Some of this growth can be attributed to the general surge of the firearms industry, but SIG’s growth has outpaced industry growth “two or three times faster than the market,” said Scullin.

That’s in part because SIG’s cachet is as massive as its revenues. It is a highly regarded brand of firearm used by some of the most elite forces in the world, including the U.S. Navy Seals, the Secret Service and the British Special Air Service.

During its growth surge, the company invested tens of millions of dollars in new manufacturing space in New Hampshire. To accommodate this rapid growth, SIG, which has two facilities in Exeter and a training academy in Epping, is currently expanding to the Pease International Tradeport, which will host its new headquarters. His nominator writes that Scullin is a “unique” and “very intense” leader, who will “not make compromises for the short term in order to best position the company in the long term.”

Scullin – who has an accounting degree from Providence College and a master’s in finance from Bentley College – is a Bedford resident and father of three college-aged children. He served on the board of directors of Bedford Little League and started a charity that helped underprivileged children the chance to play baseball with the proper equipment.

Q. What has been your proudest accomplishment during your tenure at SIG Sauer?

A. My biggest accomplishment is operating the business with a focus on generating a strong balance sheet and cash flow that exceeds any of the competition, and using that as a strategic advantage to fund research and development, plants and facilities and equipment. We’ve invested, over the last three years, probably $60 million in new equipment.

Q. What have been some of the biggest professional challenges you’ve faced in your career?

A. At SIG, to grow this fast, people get really challenged. When you’re growing 70 to 80 percent in a year, all the systems get stretched, and the people really get stretched.
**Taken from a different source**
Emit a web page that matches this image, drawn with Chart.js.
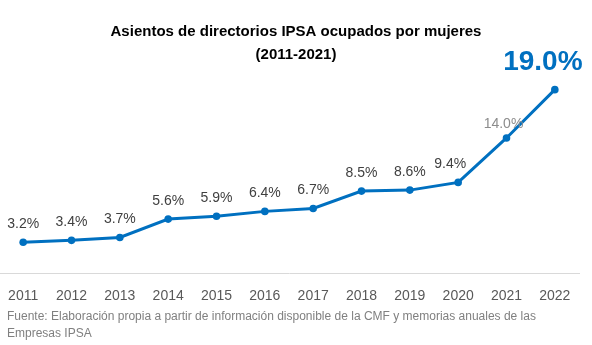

You have to be able to manage multiple tasks in a very fast environment, and in an environment that’s highly regulated, so you can’t mess up, otherwise you get shut down. It just creates a tremendous amount of stress on the people in the system. But we’ve got people that have risen to the challenge, obviously.

Q. What are your hobbies/personal interests?

A. I like sports, I follow the Red Sox, I do enjoy yard work and all the outdoors stuff.

Q. Looking to the future, what are some of the challenges and opportunities that you see on the horizon for SIG Sauer?

A. Certainly the international markets are very big, and that’s an area where we’ve invested a lot of research and development and resources. It’s kind of one of the reasons for expanding to Pease because it’s a big international tradeport.

As for challenges, regulation is always a challenge, and the political environment is always a challenge. Our business has grown enough internationally that what kind of goes on in the U.S. political system is interesting to us, but it’s not something that is going to necessarily change us.